On 16 August 2018 Green & Smart Holdings, the renewable energy group that produces biogas from waste in Malaysia, put out a number of statements that shareholders were probably nervously awaiting. The AIM listed company’s shares had been suspended for some months (and its sharp price totally becalmed) because the company had been dilatory in issuing its final results for 2016/2017.
The good news on 16 August was that the final results for the year ended 30 September 2017 were at last issued and simultaneously the AIM suspension was lifted. But that was not all. In an unusual move the company also released its interim results for the six months ended 31 March 2018. The not-so-good news in them was that they reiterated the theme that had first become evident in early 2017– namely that in the company’s own words: “Our ability to grow and deliver our projects has been hampered by funding constraints”. The constraints have resulted in a severe decline in turnover, pre-tax losses and a lacklustre share price. The constraints are of a complex nature, however, and deserve some explanation.

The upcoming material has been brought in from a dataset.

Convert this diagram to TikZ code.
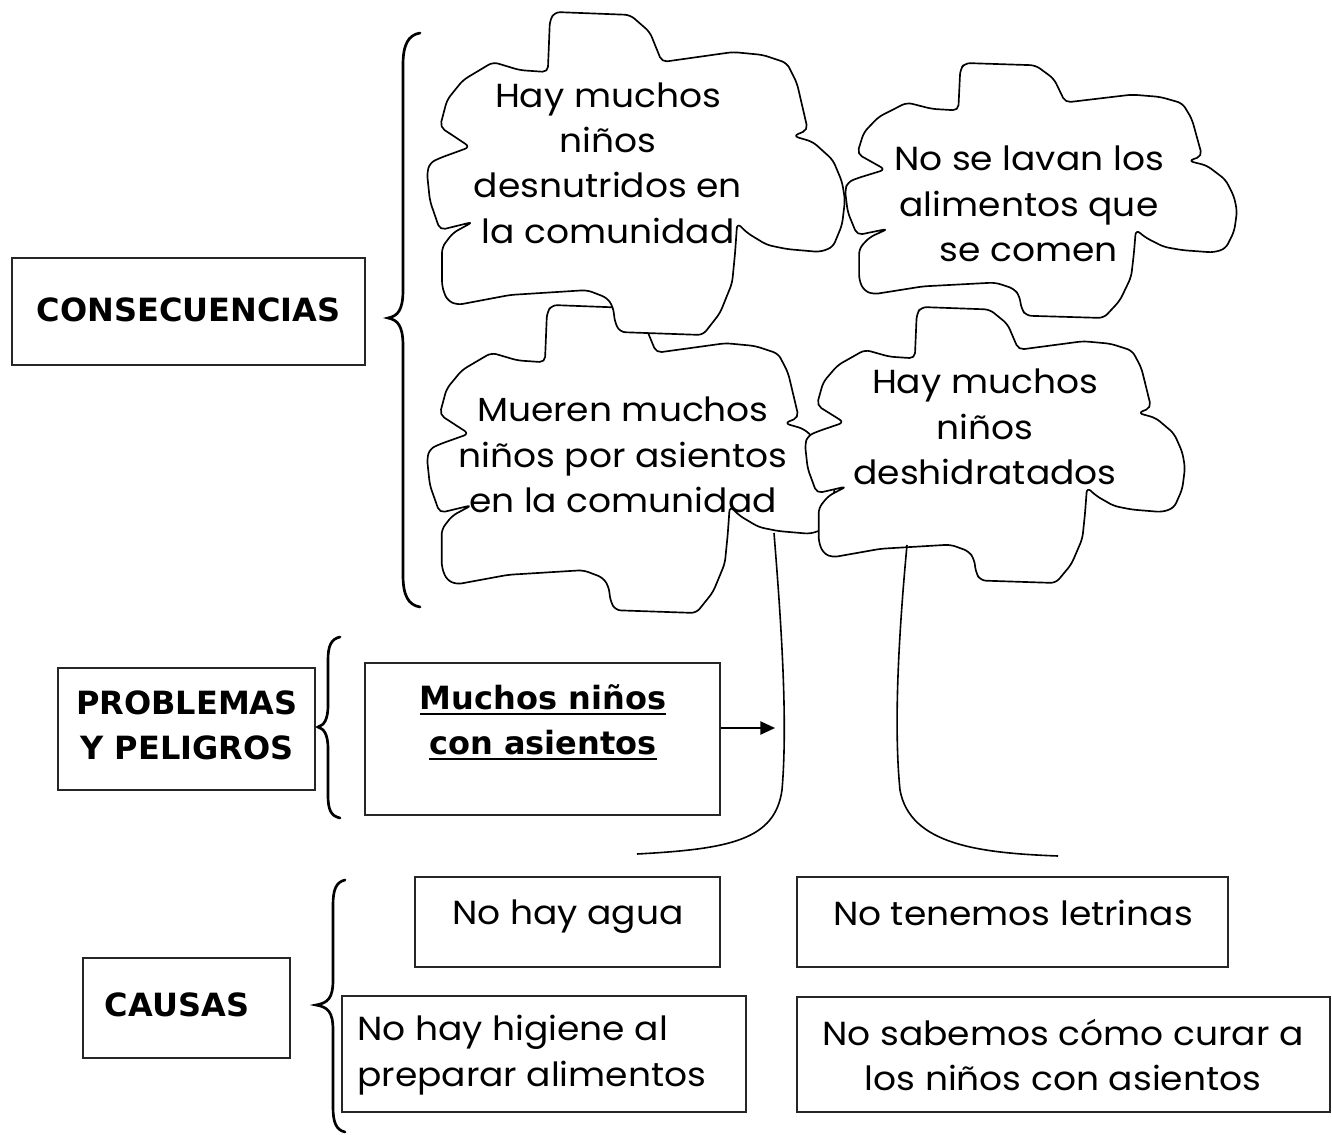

Green & Smart started out as a company involved in waste water treatment in rubber plantations. Since May 2016, when the company floated on AIM (having first consolidated various subsidiaries and minority holdings into Green & Smart Holdings), its core activity has been capturing biogas from palm oil mill effluent (POME). It plans to become a major player in this field. Energy from POME is very big business in Malaysia just now and could grow exponentially. The company is reported to hold 33.3 per cent of the 112.5MW of Feed-in-Tariff approved capacity currently available in Malaysia. Its plants will be covered by the company’s 16- year feed in tariff (FiT) contract and sold to Malaysia’s national grids.
Green & Smart have an embryonic build, own and operate (BOO) division based on POME, they also have invested in two other Malaysian green companies involved in waste management—Megagreen Energy (MGE), and Concord Green Energy (CGE) which specialise in engineering, procurement, construction and commissioning (EPCC) projects.
G & S thus has two business models. In the past, EPCC deals which design and build projects for other owners have dominated turnover. In June 2017 G & S had outstanding receivables of Malaysian ringgits RM76million (£14.5m) related to MGE and CGE. So EPCC contracts are not to be sneezed at. But the monies are paid later and over time–in some cases over 16 years. This can mean a lumpy and uncertain earnings stream.
As an alternative, G&S reckoned that if it developed its BOO projects, while there would be no immediate income until such projects are completed and generating cash flows, these cash flows would be considerable in the long term. A former house broker of G &S, SP Angel said the margins on these plants is high – biogas power generation plants at a mill are typically 2MW in size and cost RM14m (£2.6m) to build with construction and connection to the national grid taking just under 12 months. The broker’s model was that a 2MW plant producing annual electricity sales of RM7.3m (£1.3m), which should generate a net profit of RM3.5m (£0.6m)—this is a 47 per cent margin. The broker says the payback period is just over 3 years.
Accordingly, G&S now has built two BOO schemes and has five more planned. The company’s first fully-owned plant, the 2MW Kahang biogas plant in Johore which was commissioned in early 2017 is generating power that is being sold to the national utility at the full tariff rate. The second fully-owned project, the Malprom biogas plant in Penang has yet to secure its commercial operation date (COD) that will allow it to sell its power at the full tariff rate.
With the money from the EPCC contract of RM12.5m awarded to Megagreen for improving facilities at five biogas power plants already constructed by them slow to come in and with work on four CGE projects temporarily suspended, the 2017/2018 interim results do not make for cheerful reading. Revenue was RM1.8m (£344,168) against RM25.8m (£4.9m) in H1 2017. The loss before tax was RM5.7m (£1.1m) compared to a profit of RM3.8m (£726,577). Cash and cash equivalents at 31 March 2018 were RM 0.011m (just £2100) The company says that post period it raised RM17m from Serba Dinmark by way of a private placement and will use these funds to resume developing its projects. Meanwhile, the share price of the £14.68m market company was on a 52-week low of 4.25 pence last evening against a high of 8.62p.